We speak to Leah Dou, the daughter of two of China’s most successful musicians who played her first UK show at London’s O2 arena before she was 20 years old
Opening for one of the UK’s biggest bands is a big deal in itself, but doing that at London’s humongous O2 Arena when you’re only 19 years old is practically unheard of. But when Chinese singer Leah Dou took to the arena stage while supporting Bastille – her first ever UK show, no less – she coolly enraptured audiences with her haunting song “woo 舞” (currently unreleased), commanding them to dance in mandarin.
That Dou is so confident with her music at such a young age maybe shouldn’t be such a surprise. Her parents, musicians Faye Wong and Dou Wei, are musical royalty in China – they’ve described as the Beyoncé and Jay Z of the country, and Leah Dou featured on one of her mother’s songs when she was just one year old. Music runs in her veins, but she’s discovered a unique sound of her own thanks to her insatiable appetite for new music. “Every day I’m searching for new music,” she says, “This is one of the reasons I loved the British tour so much. Constantly, you’re swapping songs with people and hearing about tunes from others who’ve devoted their lives to music.”
Dou’s debut album Stone Café – released earlier this year – is full of ethereal vocals, arching pianos, and anthemic pop choruses. Songs veer from the groovy “My Days” to the hypnotic “Chimes”, though Dou admits that she finds it difficult to pinpoint where her influences come from. “Everything I listen to influences me, whether I notice it or not,” she says, “I think it’s all stored in the subconscious – some more than others.” Her readiness to be affected by music gives her sound a unique quality, unrestrained by form.
We caught up with the singer ahead of a busy 2017 that will see her continue to tour in the west and work on her second album.
Having just come off tour with Bastille, how does it feel to be one of the first – and probably youngest – Chinese singers to support a major UK band?
Leah Dou: The tour was an incredible experience. I feel extremely honoured to be the first Chinese artist to support a UK band. But to be honest, that never really crossed my mind while being on tour. I think what excited me the most was to be playing with local musicians and really understanding what it’s like to be on a bus full of people that are passionate about music, (both) yours and theirs. And, of course, I got to play to a different crowd every night. It’s such a rewarding feeling. It feels like I’m really getting to connect with the people in the UK with my music.
“I love the whole touring culture – with the bus, taking the band (on the road), and travelling – that we don’t have in China” – Leah Dou
Is touring in the UK much different to doing shows across China?
Leah Dou: I think the biggest difference will probably have to be the way my music is received. Generally I sing in English, so sometimes I worry about whether people can connect with my music or not. But in the UK, that becomes a given. Plus, I love the whole touring culture – with the bus, taking the band (on the road), and travelling – that we don’t have in China.

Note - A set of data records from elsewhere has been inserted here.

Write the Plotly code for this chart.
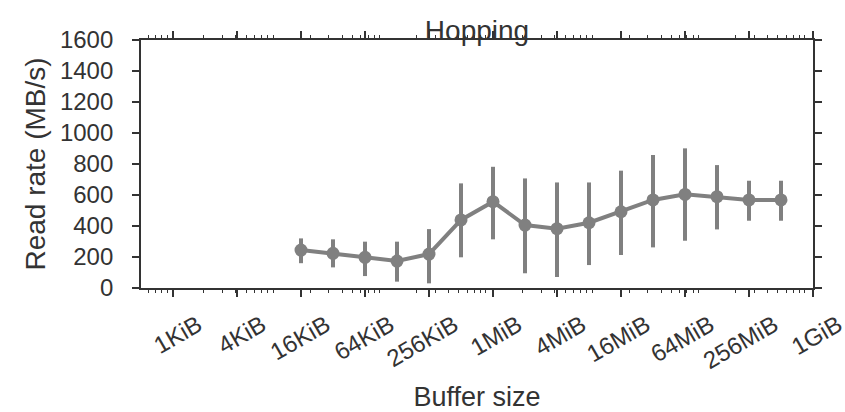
import plotly.graph_objects as go
import math

# Data
buffer_sizes = [2**14, 2**15, 2**16, 2**17, 2**18, 2**19, 2**20, 2**21,
                2**22, 2**23, 2**24, 2**25, 2**26, 2**27, 2**28, 2**29]
read_rate = [245, 224, 198, 174, 219, 439, 557, 406,
             383, 421, 492, 568, 604, 589, 568, 568]
ci_high = [320, 314, 299, 299, 380, 675, 782, 707,
           681, 681, 757, 858, 901, 793, 692, 692]
ci_low = [160, 133, 77, 41, 30, 198, 314, 95,
          71, 148, 213, 262, 305, 378, 434, 434]

tick_vals = [2**10, 2**12, 2**14, 2**16, 2**18, 2**20, 2**22, 2**24, 2**26, 2**28, 2**30]
tick_text = ["1KiB", "4KiB", "16KiB", "64KiB", "256KiB", "1MiB", "4MiB",
             "16MiB", "64MiB", "256MiB", "1GiB"]
y_ticks = [0, 200, 400, 600, 800, 1000, 1200, 1400, 1600]

x_min, x_max = 2**9, 2**30
minor_vals = [m * 10**k for k in range(2, 10) for m in range(2, 10)
              if x_min < m * 10**k < x_max]

err_plus = [h - v for h, v in zip(ci_high, read_rate)]
err_minus = [v - l for v, l in zip(read_rate, ci_low)]

color = "#808080"
text_color = "#333333"
font = "Liberation Sans, Arial, sans-serif"

fig = go.Figure()
fig.add_trace(go.Scatter(
    x=buffer_sizes, y=read_rate, mode="lines+markers",
    line=dict(color=color, width=4),
    marker=dict(color=color, size=13, symbol="circle"),
    error_y=dict(type="data", array=err_plus, arrayminus=err_minus,
                 color=color, thickness=4, width=0),
    showlegend=False,
))

fig.update_layout(
    width=845, height=412,
    margin=dict(l=141, r=32, t=40, b=124),
    paper_bgcolor="white", plot_bgcolor="white",
    font=dict(family=font, color=text_color, size=24),
    title=dict(text="Hopping", x=0.5, xref="paper", xanchor="center",
               y=1, yref="paper", yanchor="bottom", pad=dict(b=0, t=0),
               font=dict(size=28, family=font, color=text_color)),
)
fig.update_xaxes(
    type="log", range=[math.log10(x_min), math.log10(x_max)],
    tickmode="array", tickvals=tick_vals, ticktext=tick_text,
    tickangle=-30, tickfont=dict(size=24),
    ticklabelshift=25, ticklabelstandoff=5, ticklabeloverflow="allow",
    automargin=False,
    ticks="outside", ticklen=7, tickwidth=1.5, tickcolor=text_color,
    minor=dict(tickmode="array", tickvals=minor_vals, ticks="outside",
               ticklen=3.5, tickwidth=1.2, tickcolor=text_color),
    showline=True, linecolor=text_color, linewidth=1.8, mirror="ticks",
    showgrid=False, zeroline=False,
    title=dict(text="Buffer size", font=dict(size=27), standoff=14),
)
fig.update_yaxes(
    range=[0, 1600], tickmode="array", tickvals=y_ticks,
    ticks="outside", ticklen=7, tickwidth=1.5, tickcolor=text_color,
    ticklabelstandoff=14, automargin=False,
    showline=True, linecolor=text_color, linewidth=1.8, mirror="ticks",
    showgrid=False, zeroline=False, tickfont=dict(size=24),
    title=dict(text="Read rate (MB/s)", font=dict(size=28), standoff=6),
)

fig.write_html("out.html")
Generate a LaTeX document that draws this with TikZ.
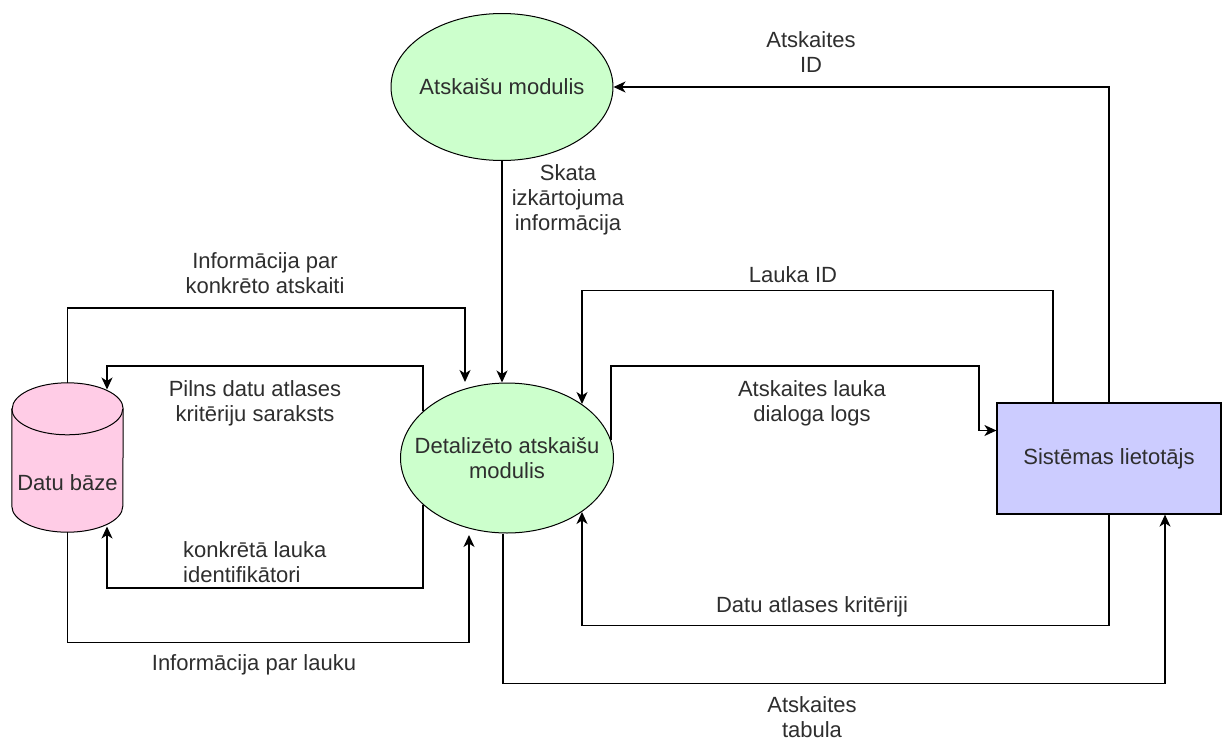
\documentclass[tikz,border=0pt]{standalone}
\usepackage{fontspec}
\setmainfont{Liberation Sans}
\usetikzlibrary{arrows.meta,calc,shapes.geometric}
\definecolor{procfill}{HTML}{CCFFCC}
\definecolor{storefill}{HTML}{FFCCE6}
\definecolor{actorfill}{HTML}{CCCCFF}
\definecolor{txt}{HTML}{2E2E2E}

\begin{document}
\begin{tikzpicture}[x=1pt,y=-1pt,
  every node/.style={font=\fontsize{22}{25}\selectfont, text=txt},
  process/.style={ellipse, draw, fill=procfill, line width=1pt, inner sep=0},
  actor/.style={rectangle, draw, fill=actorfill, line width=1.2pt, minimum width=224, minimum height=111},
  store/.style={rectangle, minimum width=111, minimum height=149, inner sep=0},
  flow/.style={draw, line width=1.4pt, -{Stealth[length=12pt,width=11pt,inset=3.5pt]}},
  lbl/.style={align=center, inner sep=0},
]
\fill[white] (0,0) rectangle (1223,747);
\useasboundingbox (0,0) rectangle (1223,747);

% processes
\node[process, minimum width=222, minimum height=147] (mod) at (502,87) {};
\node at (mod) {Atskaišu modulis};
\node[process, minimum width=213, minimum height=150] (det) at (507,458) {};
\node[lbl] at (det) {Detalizēto atskaišu\\modulis};

% data store (cylinder)
\node[store] (db) at (67.5,457.5) {};
\path[draw, line width=1pt, fill=storefill]
  ($(db.north west)+(0,26)$) -- ($(db.south west)+(0,-26)$)
  arc[start angle=180, end angle=360, x radius=55.5pt, y radius=26pt]
  -- ($(db.north east)+(0,26)$)
  arc[start angle=0, end angle=180, x radius=55.5pt, y radius=26pt] -- cycle;
\draw[line width=1pt] ($(db.north west)+(0,26)$)
  arc[start angle=180, end angle=360, x radius=55.5pt, y radius=26pt];
\node at ($(db.center)+(0,25)$) {Datu bāze};

% external entity
\node[actor] (sys) at (1109,458.5) {Sistēmas lietotājs};

% data flows
\draw[flow] (db.north) -- ++(0,-75) -| ($(det.center)+(-42,-76)$);
\draw[flow] ($(det.center)+(-84,-47)$) -- ++(0,-45) -| ($(db.center)+(39.5,-68)$);
\draw[flow] ($(det.center)+(-84,47)$) -- ++(0,83) -| ($(db.center)+(39.5,69)$);
\draw[flow] (db.south) -- ++(0,110) -| ($(det.center)+(-38,77)$);
\draw[flow] (mod.south) -- (mod.south |- det.north);
\draw[flow] (sys.north) |- (mod.east);
\draw[flow] ($(sys.north)+(-56,0)$) -- ++(0,-112) -| ($(det.center)+(75,-54)$);
\draw[flow] ($(det.center)+(104,-18)$) -- ++(0,-74) -- ++(368,0) |- ($(sys.west)+(0,-28)$);
\draw[flow] (sys.south) -- ++(0,111) -| ($(det.center)+(75,54)$);
\draw[flow] ($(det.south)+(-4,0)$) -- ++(0,150) -| ($(sys.south)+(56,0)$);

% flow labels
\node[lbl] (l1) at (265,273) {Informācija par\\konkrēto atskaiti};
\node[lbl] (l2) at (255,403) {Pilns datu atlases\\kritēriju saraksts};
\node[lbl, align=left, anchor=west] (l3) at (183,562) {konkrētā lauka\\identifikātori};
\node[lbl] (l4) at (254,665) {Informācija par lauku};
\node[lbl] (l5) at (568,200) {Skata\\izkārtojuma\\informācija};
\node[lbl] (l6) at (811,52) {Atskaites\\ID};
\node[lbl] (l7) at (793,275) {Lauka ID};
\node[lbl] (l8) at (812,403) {Atskaites lauka\\dialoga logs};
\node[lbl] (l9) at (812,607) {Datu atlases kritēriji};
\node[lbl] (l10) at (812,717) {Atskaites\\tabula};
\end{tikzpicture}
\end{document}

We usually hear that young people are addicted to Instagram, and a lot of celebrities are famous because of it. Does this also apply to you in China? What’s your approach to social media?
Leah Dou: I think that’s definitely found in China as well – in fact, an addiction to social media can be found in most parts of the world. In my view, social media and the internet is exactly what you make of it. It can do great things through raising awareness, connecting new people from all over the world and it allows me to share my music. It’s just about usage; social media contains more information than you’re personally ever going to have just by living your life. In that way, I think it draws a lot of people in. It’s easy to forget that none of that is going to make you feel good about yourself! I want to be able to live a life where I’m not going to get anxious or feel bored if I’m not constantly on my phone. For me it’s about finding a good balance.
Your music flits between electronic, jazz, and your ethereal vocals. Can you tell us about three songs that had the biggest impact on your sound?
Leah Dou: When I first heard it, I was in love with ‘Something About Us’ by Daft Punk. There weren’t a lot of vocals, yet the emotion was conveyed so accurately. Another one that comes to mind is ‘Creep’ by Radiohead. Even though I’ve heard that the band themselves hates that track, I was really moved by what felt like honesty in their lyrics and vocals. That’s something that can’t be easily done; there’s a certain rawness and openness, but also subtlety. Lastly, it would have to be ‘Mykonos’ by Fleet Foxes. This song really paints a picture for me every time I listen to it. I’ve never been to Mykonos, but the song gives me such a strong image of a place full of warmth. I can’t say those three will always remain though, we’re always changing.
“What excited me the most (about the UK) was to be playing with local musicians and really understanding what it’s like to be on a bus full of people that are passionate about music” – Leah Dou
After having your first London show at the O2, 2017 must be looking busy for you…
Leah Dou: I hope so! In January, I’ll be touring the States, and I’m working on my second album, due to be released in spring 2017. I kinda got a vibe for the UK after the tour so I’ll get to return to play some more shows after the release and shoot a music video in Europe.